The production code always consists of a single digit followed by a single capital letter. The digit represents the year of production, the capital letter shows the respective month. The decade is not mentioned explicitly, so a »2« can signify 1972 or 1982, respectively.
Not all letters of the alphabet exist in the production codes. Only the 12 letters A, B, C, E, I, K, M, N, O, S, T and Y can be found, as Jean-Jacques Granas found out with an extensive database collected by himself. With these letters, the words »MY BEST KONICA« can be formed, which supposedly represent the time order:
- M – January
- Y – February
- B – March
- E – April
- S – May
- T – June
- K – July
- O – August
- N – September
- I – October
- C – November
- A – December
In this era, the Konica camera bodies wear the same production codes, embossed into a Sakura Film sticker, which was typically put on the inside of the camera back. With camera bodies from Germany, these are frequently covered by a sticker from the importer and sales partner Carl Braun Kamera-Werk.
Hexar AR lenses
In the second half of the 70s, Konica introduced a series of lenses which were marked Hexar AR. These were basic models which were sold for a lower price than their Hexanon AR counterparts of the same focal lengths. These lenses were manufactured by third-party manufacturers on behalf of Konica, rumours say they were manufactured by Tamron.
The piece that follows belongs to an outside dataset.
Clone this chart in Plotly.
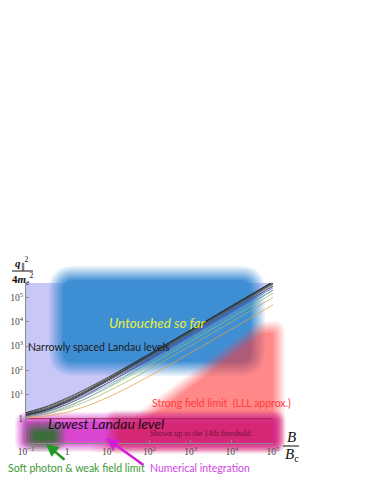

The series consisted of three lenses in frequently-used focal lengths:
The Hexar AR lenses were of simpler construction than their respective Hexanon AR counterparts. They are very sturdily built, but a lot larger and heavier than the Hexanon AR lenses. Optically they are decent performers, but they can't keep up with the Hexanon AR lenses of the same focal lengths.
All Hexar AR lenses exist only in one version. They all have the focusing ring with rubber inlay, a green AE mark, no clicks for half aperture values, and a smallest aperture 16.